Given information:
________________________

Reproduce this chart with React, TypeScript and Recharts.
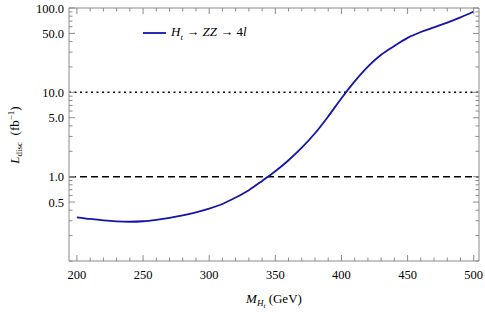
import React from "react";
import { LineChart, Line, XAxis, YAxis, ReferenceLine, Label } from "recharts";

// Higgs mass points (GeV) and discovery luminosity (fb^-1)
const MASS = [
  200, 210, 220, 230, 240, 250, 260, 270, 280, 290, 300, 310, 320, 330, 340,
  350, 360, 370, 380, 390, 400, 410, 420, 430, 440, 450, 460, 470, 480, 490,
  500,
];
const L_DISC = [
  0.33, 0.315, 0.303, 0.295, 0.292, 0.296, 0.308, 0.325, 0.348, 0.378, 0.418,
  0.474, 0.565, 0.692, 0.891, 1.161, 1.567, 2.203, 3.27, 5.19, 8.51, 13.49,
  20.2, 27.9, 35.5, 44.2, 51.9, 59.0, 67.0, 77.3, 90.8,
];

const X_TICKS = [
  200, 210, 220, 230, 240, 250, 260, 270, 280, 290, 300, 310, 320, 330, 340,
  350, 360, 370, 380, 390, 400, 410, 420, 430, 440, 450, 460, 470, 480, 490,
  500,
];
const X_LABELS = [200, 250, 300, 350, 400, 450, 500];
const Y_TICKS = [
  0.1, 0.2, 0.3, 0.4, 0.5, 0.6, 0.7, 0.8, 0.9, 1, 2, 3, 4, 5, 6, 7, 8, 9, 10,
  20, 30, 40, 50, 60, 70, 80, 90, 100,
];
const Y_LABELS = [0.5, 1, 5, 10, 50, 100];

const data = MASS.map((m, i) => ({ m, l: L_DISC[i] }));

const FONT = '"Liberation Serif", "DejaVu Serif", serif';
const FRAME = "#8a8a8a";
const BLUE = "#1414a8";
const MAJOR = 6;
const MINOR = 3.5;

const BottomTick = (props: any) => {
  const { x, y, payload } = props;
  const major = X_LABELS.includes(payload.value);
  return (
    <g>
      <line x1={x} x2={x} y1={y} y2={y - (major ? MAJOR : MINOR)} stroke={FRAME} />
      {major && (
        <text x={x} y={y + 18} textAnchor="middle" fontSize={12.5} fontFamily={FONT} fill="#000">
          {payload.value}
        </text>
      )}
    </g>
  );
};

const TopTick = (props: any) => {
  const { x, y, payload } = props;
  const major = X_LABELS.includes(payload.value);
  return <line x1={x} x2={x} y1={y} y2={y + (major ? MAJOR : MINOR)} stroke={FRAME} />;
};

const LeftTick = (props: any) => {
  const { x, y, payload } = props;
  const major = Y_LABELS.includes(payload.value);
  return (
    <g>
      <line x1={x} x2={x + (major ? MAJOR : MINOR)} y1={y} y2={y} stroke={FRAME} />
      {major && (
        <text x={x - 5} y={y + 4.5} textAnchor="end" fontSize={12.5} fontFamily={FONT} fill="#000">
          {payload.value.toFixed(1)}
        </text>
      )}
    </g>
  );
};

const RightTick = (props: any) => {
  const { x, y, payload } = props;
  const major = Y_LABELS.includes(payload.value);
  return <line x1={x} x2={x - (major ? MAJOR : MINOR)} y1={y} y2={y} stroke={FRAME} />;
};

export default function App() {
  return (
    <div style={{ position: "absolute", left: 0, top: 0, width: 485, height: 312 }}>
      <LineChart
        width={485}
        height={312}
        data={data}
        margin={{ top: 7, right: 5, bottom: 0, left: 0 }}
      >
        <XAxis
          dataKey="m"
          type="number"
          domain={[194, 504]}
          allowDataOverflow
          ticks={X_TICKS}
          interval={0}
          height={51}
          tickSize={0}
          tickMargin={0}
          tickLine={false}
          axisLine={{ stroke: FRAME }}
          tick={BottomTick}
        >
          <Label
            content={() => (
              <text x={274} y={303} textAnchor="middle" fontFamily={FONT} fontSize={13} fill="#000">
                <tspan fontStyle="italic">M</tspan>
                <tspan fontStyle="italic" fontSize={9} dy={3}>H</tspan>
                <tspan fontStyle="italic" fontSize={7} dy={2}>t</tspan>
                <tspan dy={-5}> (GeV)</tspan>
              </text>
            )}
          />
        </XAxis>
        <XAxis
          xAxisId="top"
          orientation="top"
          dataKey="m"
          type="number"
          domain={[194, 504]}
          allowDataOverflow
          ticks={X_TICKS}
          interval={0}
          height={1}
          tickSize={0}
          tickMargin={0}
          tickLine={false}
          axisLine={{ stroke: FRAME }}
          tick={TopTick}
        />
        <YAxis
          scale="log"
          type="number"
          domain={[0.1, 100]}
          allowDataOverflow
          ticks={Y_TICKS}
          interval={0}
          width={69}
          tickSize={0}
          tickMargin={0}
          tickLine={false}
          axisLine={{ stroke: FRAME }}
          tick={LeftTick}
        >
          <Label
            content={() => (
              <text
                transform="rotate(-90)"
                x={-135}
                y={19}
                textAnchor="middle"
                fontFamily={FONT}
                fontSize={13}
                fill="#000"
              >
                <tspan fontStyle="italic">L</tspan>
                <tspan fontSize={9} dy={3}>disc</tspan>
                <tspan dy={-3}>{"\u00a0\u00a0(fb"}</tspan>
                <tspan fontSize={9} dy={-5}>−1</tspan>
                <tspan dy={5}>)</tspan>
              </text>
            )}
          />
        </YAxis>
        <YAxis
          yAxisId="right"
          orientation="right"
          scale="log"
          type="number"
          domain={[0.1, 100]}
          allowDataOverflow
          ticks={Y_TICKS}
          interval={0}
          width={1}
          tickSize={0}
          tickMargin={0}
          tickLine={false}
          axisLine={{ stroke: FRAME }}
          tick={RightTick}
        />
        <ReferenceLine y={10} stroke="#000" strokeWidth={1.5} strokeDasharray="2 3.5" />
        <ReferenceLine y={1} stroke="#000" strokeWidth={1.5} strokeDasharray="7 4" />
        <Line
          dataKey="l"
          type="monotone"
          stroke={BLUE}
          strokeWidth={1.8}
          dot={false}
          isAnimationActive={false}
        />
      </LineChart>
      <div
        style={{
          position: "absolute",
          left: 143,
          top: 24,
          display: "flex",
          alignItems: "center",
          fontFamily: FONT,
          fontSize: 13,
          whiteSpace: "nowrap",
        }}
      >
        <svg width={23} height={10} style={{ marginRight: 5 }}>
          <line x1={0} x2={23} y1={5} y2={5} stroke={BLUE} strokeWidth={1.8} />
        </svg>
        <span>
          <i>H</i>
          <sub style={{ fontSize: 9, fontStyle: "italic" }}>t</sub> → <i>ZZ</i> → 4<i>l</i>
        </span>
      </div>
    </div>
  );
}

________________________

Using the material above, set down every line exactly, but skip the pictures.

Written solution:
Reproduce this chart with React, TypeScript and Recharts.
import React from "react";
import { LineChart, Line, XAxis, YAxis, ReferenceLine, Label } from "recharts";

// Higgs mass points (GeV) and discovery luminosity (fb^-1)
const MASS = [
  200, 210, 220, 230, 240, 250, 260, 270, 280, 290, 300, 310, 320, 330, 340,
  350, 360, 370, 380, 390, 400, 410, 420, 430, 440, 450, 460, 470, 480, 490,
  500,
];
const L_DISC = [
  0.33, 0.315, 0.303, 0.295, 0.292, 0.296, 0.308, 0.325, 0.348, 0.378, 0.418,
  0.474, 0.565, 0.692, 0.891, 1.161, 1.567, 2.203, 3.27, 5.19, 8.51, 13.49,
  20.2, 27.9, 35.5, 44.2, 51.9, 59.0, 67.0, 77.3, 90.8,
];

const X_TICKS = [
  200, 210, 220, 230, 240, 250, 260, 270, 280, 290, 300, 310, 320, 330, 340,
  350, 360, 370, 380, 390, 400, 410, 420, 430, 440, 450, 460, 470, 480, 490,
  500,
];
const X_LABELS = [200, 250, 300, 350, 400, 450, 500];
const Y_TICKS = [
  0.1, 0.2, 0.3, 0.4, 0.5, 0.6, 0.7, 0.8, 0.9, 1, 2, 3, 4, 5, 6, 7, 8, 9, 10,
  20, 30, 40, 50, 60, 70, 80, 90, 100,
];
const Y_LABELS = [0.5, 1, 5, 10, 50, 100];

const data = MASS.map((m, i) => ({ m, l: L_DISC[i] }));

const FONT = '"Liberation Serif", "DejaVu Serif", serif';
const FRAME = "#8a8a8a";
const BLUE = "#1414a8";
const MAJOR = 6;
const MINOR = 3.5;

const BottomTick = (props: any) => {
  const { x, y, payload } = props;
  const major = X_LABELS.includes(payload.value);
  return (
    <g>
      <line x1={x} x2={x} y1={y} y2={y - (major ? MAJOR : MINOR)} stroke={FRAME} />
      {major && (
        <text x={x} y={y + 18} textAnchor="middle" fontSize={12.5} fontFamily={FONT} fill="#000">
          {payload.value}
        </text>
      )}
    </g>
  );
};

const TopTick = (props: any) => {
  const { x, y, payload } = props;
  const major = X_LABELS.includes(payload.value);
  return <line x1={x} x2={x} y1={y} y2={y + (major ? MAJOR : MINOR)} stroke={FRAME} />;
};

const LeftTick = (props: any) => {
  const { x, y, payload } = props;
  const major = Y_LABELS.includes(payload.value);
  return (
    <g>
      <line x1={x} x2={x + (major ? MAJOR : MINOR)} y1={y} y2={y} stroke={FRAME} />
      {major && (
        <text x={x - 5} y={y + 4.5} textAnchor="end" fontSize={12.5} fontFamily={FONT} fill="#000">
          {payload.value.toFixed(1)}
        </text>
      )}
    </g>
  );
};

const RightTick = (props: any) => {
  const { x, y, payload } = props;
  const major = Y_LABELS.includes(payload.value);
  return <line x1={x} x2={x - (major ? MAJOR : MINOR)} y1={y} y2={y} stroke={FRAME} />;
};

export default function App() {
  return (
    <div style={{ position: "absolute", left: 0, top: 0, width: 485, height: 312 }}>
      <LineChart
        width={485}
        height={312}
        data={data}
        margin={{ top: 7, right: 5, bottom: 0, left: 0 }}
      >
        <XAxis
          dataKey="m"
          type="number"
          domain={[194, 504]}
          allowDataOverflow
          ticks={X_TICKS}
          interval={0}
          height={51}
          tickSize={0}
          tickMargin={0}
          tickLine={false}
          axisLine={{ stroke: FRAME }}
          tick={BottomTick}
        >
          <Label
            content={() => (
              <text x={274} y={303} textAnchor="middle" fontFamily={FONT} fontSize={13} fill="#000">
                <tspan fontStyle="italic">M</tspan>
                <tspan fontStyle="italic" fontSize={9} dy={3}>H</tspan>
                <tspan fontStyle="italic" fontSize={7} dy={2}>t</tspan>
                <tspan dy={-5}> (GeV)</tspan>
              </text>
            )}
          />
        </XAxis>
        <XAxis
          xAxisId="top"
          orientation="top"
          dataKey="m"
          type="number"
          domain={[194, 504]}
          allowDataOverflow
          ticks={X_TICKS}
          interval={0}
          height={1}
          tickSize={0}
          tickMargin={0}
          tickLine={false}
          axisLine={{ stroke: FRAME }}
          tick={TopTick}
        />
        <YAxis
          scale="log"
          type="number"
          domain={[0.1, 100]}
          allowDataOverflow
          ticks={Y_TICKS}
          interval={0}
          width={69}
          tickSize={0}
          tickMargin={0}
          tickLine={false}
          axisLine={{ stroke: FRAME }}
          tick={LeftTick}
        >
          <Label
            content={() => (
              <text
                transform="rotate(-90)"
                x={-135}
                y={19}
                textAnchor="middle"
                fontFamily={FONT}
                fontSize={13}
                fill="#000"
              >
                <tspan fontStyle="italic">L</tspan>
                <tspan fontSize={9} dy={3}>disc</tspan>
                <tspan dy={-3}>{"\u00a0\u00a0(fb"}</tspan>
                <tspan fontSize={9} dy={-5}>−1</tspan>
                <tspan dy={5}>)</tspan>
              </text>
            )}
          />
        </YAxis>
        <YAxis
          yAxisId="right"
          orientation="right"
          scale="log"
          type="number"
          domain={[0.1, 100]}
          allowDataOverflow
          ticks={Y_TICKS}
          interval={0}
          width={1}
          tickSize={0}
          tickMargin={0}
          tickLine={false}
          axisLine={{ stroke: FRAME }}
          tick={RightTick}
        />
        <ReferenceLine y={10} stroke="#000" strokeWidth={1.5} strokeDasharray="2 3.5" />
        <ReferenceLine y={1} stroke="#000" strokeWidth={1.5} strokeDasharray="7 4" />
        <Line
          dataKey="l"
          type="monotone"
          stroke={BLUE}
          strokeWidth={1.8}
          dot={false}
          isAnimationActive={false}
        />
      </LineChart>
      <div
        style={{
          position: "absolute",
          left: 143,
          top: 24,
          display: "flex",
          alignItems: "center",
          fontFamily: FONT,
          fontSize: 13,
          whiteSpace: "nowrap",
        }}
      >
        <svg width={23} height={10} style={{ marginRight: 5 }}>
          <line x1={0} x2={23} y1={5} y2={5} stroke={BLUE} strokeWidth={1.8} />
        </svg>
        <span>
          <i>H</i>
          <sub style={{ fontSize: 9, fontStyle: "italic" }}>t</sub> → <i>ZZ</i> → 4<i>l</i>
        </span>
      </div>
    </div>
  );
}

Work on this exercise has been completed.